When trying to fit a curve to data points, the best curve for machine learning is the curve that is both simple and mostly right (it doesn’t necessarily have to hit all points but should be relatively easy to foresee into the future.)
What is Overfitting?
A curve is overfitting if its made to fit all points at the expense of being too complex and inconsistent. The curve can’t realistically be used for other data points because it’s too fitted for the example data points.
How can Overfitting be avoided?
Keep a separate validation set (different from training and test sets) to watch the performance. If the error on the validation set rises, stop training.
How does Performance Measurement work?
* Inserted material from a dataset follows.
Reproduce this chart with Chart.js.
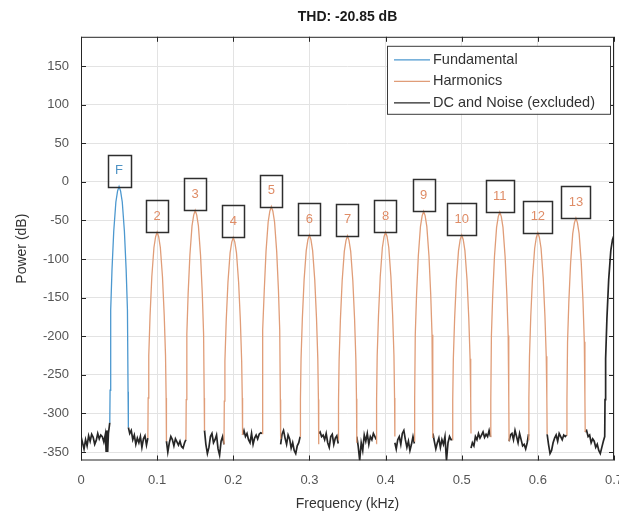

How do we know that we have reached the closest possible solution?
- use theorems of computational and statistical learning theory
- try the solution h on a new set of examples where f is known
How did the “Pigeons as Art Experts” experiment (Watanabe et al 1995, 2001) work and what were its findings?
Pigeons were presented with paintings of Chagall and Van Gogh. They received food when they pecked on paintings by Van Gogh.
After some time the pigeons were able to differentiate between the two artists with 95% accuracy when shown paintings they’ve been trained on and 85% accuracy on previously unseen paintings.